__Exercise aim__
Search the data below for the word "matplotlib" and copy each line that holds it.

__Source data__
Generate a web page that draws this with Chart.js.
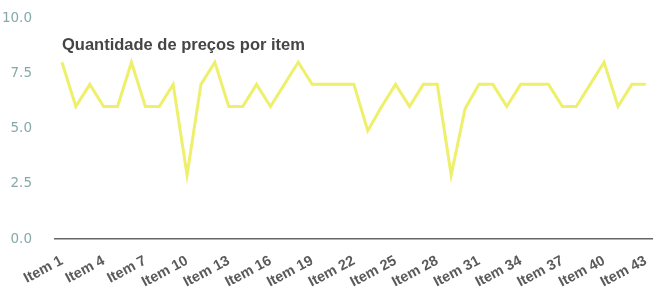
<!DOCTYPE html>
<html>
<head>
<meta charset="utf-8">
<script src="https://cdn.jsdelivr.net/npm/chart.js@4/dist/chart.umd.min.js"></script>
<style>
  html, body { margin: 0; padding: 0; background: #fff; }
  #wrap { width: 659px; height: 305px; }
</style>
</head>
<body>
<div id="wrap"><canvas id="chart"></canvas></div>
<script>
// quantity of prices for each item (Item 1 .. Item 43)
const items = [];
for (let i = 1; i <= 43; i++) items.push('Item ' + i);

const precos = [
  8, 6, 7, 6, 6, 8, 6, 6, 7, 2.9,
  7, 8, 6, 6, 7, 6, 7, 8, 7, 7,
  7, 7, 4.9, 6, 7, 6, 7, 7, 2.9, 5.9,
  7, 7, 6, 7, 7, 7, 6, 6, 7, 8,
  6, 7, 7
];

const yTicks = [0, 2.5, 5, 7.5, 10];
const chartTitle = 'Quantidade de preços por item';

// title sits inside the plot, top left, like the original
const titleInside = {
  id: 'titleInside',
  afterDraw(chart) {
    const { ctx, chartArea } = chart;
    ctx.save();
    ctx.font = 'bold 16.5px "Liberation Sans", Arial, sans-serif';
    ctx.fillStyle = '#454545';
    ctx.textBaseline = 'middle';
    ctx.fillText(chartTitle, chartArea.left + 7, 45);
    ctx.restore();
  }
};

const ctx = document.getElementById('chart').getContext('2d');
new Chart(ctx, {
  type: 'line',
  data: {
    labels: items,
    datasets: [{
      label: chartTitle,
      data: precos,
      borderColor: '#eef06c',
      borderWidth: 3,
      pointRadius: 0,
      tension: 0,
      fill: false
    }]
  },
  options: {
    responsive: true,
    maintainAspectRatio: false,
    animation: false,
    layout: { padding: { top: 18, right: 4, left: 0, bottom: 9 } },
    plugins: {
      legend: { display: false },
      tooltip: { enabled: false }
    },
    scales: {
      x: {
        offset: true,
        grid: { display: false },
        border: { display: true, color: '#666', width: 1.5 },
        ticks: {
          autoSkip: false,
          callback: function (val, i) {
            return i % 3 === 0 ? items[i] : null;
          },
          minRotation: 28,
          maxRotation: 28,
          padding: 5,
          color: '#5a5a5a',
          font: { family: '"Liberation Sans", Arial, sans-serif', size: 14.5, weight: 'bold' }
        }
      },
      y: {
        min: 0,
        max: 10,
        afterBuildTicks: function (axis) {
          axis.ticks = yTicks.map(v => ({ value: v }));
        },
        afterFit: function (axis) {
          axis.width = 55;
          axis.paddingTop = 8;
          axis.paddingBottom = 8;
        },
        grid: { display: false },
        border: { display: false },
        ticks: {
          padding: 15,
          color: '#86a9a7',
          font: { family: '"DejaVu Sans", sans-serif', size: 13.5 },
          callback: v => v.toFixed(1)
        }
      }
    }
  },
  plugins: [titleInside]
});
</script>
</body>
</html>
--
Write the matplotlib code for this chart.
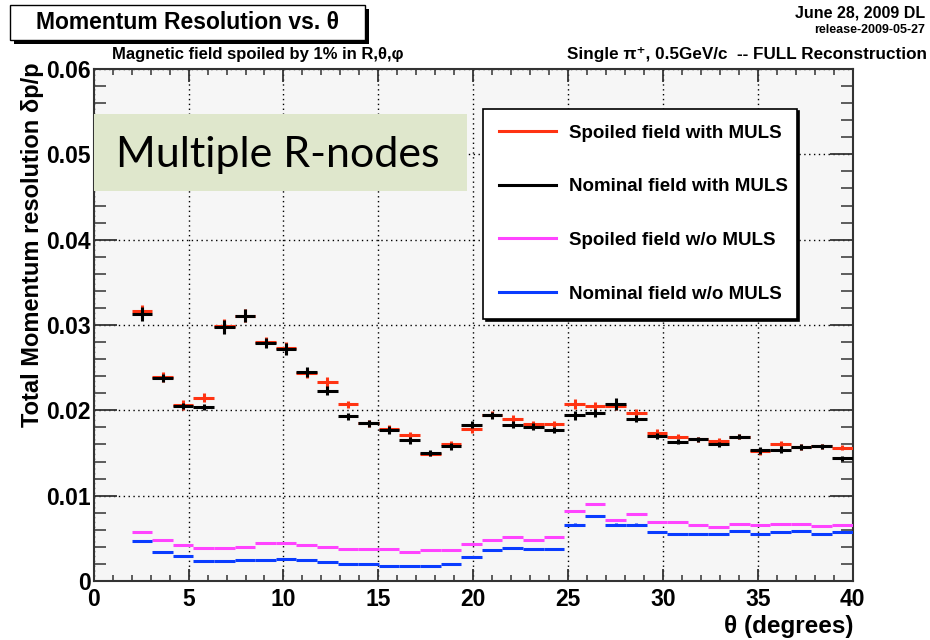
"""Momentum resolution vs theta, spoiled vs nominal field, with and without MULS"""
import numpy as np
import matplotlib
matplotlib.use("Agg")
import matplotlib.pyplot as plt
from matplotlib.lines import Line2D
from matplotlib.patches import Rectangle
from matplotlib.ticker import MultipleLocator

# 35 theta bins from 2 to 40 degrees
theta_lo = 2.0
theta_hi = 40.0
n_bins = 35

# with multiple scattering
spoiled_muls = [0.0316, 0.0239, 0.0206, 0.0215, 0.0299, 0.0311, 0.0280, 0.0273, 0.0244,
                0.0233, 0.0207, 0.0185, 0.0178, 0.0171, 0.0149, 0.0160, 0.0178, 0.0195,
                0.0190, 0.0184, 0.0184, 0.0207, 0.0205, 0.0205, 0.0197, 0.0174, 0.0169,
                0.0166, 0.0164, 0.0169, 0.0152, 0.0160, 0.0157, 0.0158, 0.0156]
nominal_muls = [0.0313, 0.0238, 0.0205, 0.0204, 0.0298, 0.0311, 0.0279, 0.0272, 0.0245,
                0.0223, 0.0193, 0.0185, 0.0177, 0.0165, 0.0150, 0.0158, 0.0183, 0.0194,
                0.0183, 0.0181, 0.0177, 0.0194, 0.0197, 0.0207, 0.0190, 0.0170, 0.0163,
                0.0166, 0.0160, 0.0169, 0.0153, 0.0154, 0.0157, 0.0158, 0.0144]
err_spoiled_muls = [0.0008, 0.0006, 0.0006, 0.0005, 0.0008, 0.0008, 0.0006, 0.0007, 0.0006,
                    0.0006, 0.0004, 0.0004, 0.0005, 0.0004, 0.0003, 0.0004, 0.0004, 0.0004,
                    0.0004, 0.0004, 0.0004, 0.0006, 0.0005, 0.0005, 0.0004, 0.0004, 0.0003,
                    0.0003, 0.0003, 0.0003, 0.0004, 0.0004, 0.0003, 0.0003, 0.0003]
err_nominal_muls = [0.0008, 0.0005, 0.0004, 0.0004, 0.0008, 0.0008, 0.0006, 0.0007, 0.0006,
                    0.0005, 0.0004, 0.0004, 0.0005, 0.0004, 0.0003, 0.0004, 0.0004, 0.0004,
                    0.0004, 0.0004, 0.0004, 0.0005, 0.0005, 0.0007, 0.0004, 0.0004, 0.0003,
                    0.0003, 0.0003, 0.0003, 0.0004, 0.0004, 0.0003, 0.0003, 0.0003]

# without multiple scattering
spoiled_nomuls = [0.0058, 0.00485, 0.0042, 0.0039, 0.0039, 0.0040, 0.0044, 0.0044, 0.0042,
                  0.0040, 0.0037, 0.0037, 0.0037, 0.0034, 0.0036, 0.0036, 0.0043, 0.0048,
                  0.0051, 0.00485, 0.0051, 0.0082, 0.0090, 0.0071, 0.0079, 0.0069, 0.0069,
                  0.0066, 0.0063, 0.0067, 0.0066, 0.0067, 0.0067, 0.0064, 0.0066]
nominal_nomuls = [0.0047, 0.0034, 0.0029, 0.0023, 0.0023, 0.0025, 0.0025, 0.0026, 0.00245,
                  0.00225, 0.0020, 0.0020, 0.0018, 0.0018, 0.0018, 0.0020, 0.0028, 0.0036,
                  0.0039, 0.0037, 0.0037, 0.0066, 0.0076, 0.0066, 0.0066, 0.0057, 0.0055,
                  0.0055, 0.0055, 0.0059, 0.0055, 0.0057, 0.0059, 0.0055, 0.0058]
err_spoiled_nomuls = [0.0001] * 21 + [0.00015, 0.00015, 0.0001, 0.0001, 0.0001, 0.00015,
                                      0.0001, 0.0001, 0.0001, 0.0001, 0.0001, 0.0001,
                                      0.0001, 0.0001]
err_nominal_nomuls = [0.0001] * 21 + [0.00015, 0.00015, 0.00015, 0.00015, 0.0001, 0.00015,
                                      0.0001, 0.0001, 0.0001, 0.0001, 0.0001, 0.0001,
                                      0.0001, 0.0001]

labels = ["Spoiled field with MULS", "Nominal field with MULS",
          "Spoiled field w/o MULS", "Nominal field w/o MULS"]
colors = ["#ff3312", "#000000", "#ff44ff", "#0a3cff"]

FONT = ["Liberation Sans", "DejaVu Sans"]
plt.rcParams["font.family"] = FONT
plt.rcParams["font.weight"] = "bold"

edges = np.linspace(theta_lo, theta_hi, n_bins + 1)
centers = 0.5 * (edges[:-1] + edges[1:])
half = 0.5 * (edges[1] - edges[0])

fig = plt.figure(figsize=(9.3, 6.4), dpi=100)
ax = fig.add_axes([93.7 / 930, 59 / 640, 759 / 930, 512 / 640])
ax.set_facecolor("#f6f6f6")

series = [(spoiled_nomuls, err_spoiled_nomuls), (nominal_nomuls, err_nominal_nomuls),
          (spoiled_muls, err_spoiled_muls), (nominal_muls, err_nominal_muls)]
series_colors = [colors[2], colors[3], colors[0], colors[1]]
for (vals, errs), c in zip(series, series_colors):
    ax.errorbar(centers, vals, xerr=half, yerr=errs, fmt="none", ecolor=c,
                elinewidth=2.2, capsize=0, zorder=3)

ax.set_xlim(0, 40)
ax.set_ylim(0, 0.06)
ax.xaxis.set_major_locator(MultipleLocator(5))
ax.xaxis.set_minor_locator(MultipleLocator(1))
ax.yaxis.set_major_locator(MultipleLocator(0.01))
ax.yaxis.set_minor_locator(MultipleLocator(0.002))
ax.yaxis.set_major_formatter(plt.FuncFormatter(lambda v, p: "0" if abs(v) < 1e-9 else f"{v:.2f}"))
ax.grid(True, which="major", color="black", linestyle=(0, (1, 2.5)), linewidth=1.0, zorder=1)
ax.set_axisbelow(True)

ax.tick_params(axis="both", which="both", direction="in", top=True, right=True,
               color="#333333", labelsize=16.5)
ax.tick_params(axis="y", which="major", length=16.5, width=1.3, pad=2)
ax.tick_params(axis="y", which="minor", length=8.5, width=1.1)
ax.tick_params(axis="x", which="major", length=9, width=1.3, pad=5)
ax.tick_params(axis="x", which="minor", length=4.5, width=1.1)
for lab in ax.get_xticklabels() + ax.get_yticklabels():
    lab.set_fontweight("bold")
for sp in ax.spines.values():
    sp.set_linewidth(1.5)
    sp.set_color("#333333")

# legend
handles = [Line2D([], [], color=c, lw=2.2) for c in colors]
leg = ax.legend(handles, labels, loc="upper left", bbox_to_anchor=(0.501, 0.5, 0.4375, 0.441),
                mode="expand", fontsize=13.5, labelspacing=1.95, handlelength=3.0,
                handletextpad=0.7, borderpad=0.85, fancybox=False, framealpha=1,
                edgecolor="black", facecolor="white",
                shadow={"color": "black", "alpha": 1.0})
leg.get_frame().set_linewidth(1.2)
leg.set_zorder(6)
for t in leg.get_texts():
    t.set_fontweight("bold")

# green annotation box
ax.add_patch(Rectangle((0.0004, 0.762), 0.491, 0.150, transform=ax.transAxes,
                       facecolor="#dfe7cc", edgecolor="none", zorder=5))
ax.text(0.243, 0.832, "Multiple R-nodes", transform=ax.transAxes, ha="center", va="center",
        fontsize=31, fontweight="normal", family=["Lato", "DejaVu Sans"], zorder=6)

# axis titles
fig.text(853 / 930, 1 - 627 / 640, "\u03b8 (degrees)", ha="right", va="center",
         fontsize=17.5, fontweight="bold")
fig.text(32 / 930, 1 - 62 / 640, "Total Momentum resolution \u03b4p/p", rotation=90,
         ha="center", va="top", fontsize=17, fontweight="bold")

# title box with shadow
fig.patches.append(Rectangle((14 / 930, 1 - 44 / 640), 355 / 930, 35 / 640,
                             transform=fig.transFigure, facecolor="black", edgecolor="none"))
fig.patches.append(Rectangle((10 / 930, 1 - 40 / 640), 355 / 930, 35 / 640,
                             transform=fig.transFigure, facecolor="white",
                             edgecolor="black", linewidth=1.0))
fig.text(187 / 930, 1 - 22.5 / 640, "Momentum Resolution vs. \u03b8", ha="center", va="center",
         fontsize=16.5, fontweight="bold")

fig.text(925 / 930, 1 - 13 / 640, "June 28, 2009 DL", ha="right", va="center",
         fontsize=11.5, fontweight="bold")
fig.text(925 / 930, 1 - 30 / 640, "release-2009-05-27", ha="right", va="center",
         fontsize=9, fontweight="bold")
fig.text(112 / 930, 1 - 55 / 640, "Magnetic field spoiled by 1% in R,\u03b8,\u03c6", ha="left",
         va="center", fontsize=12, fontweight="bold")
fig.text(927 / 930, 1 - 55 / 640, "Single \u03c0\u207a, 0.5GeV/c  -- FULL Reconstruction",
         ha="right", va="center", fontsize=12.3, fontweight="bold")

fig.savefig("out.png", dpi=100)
* * *
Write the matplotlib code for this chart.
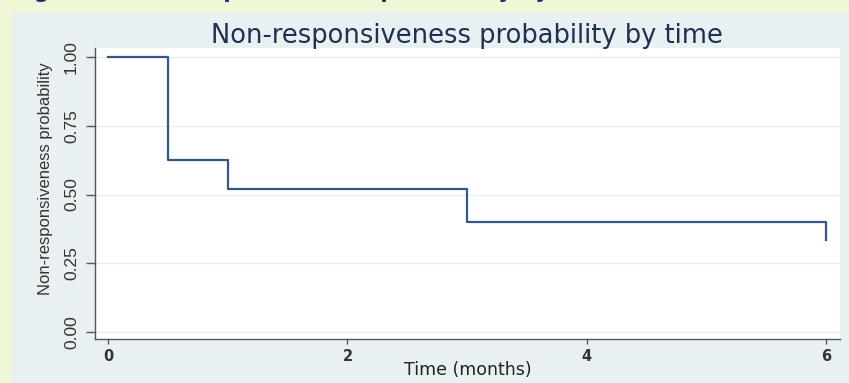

__Final result__
Write the matplotlib code for this chart.
import matplotlib
matplotlib.use("Agg")
import matplotlib.pyplot as plt
from matplotlib.lines import Line2D
from matplotlib.patches import Rectangle
from matplotlib.ticker import MultipleLocator
Write the matplotlib code for this chart.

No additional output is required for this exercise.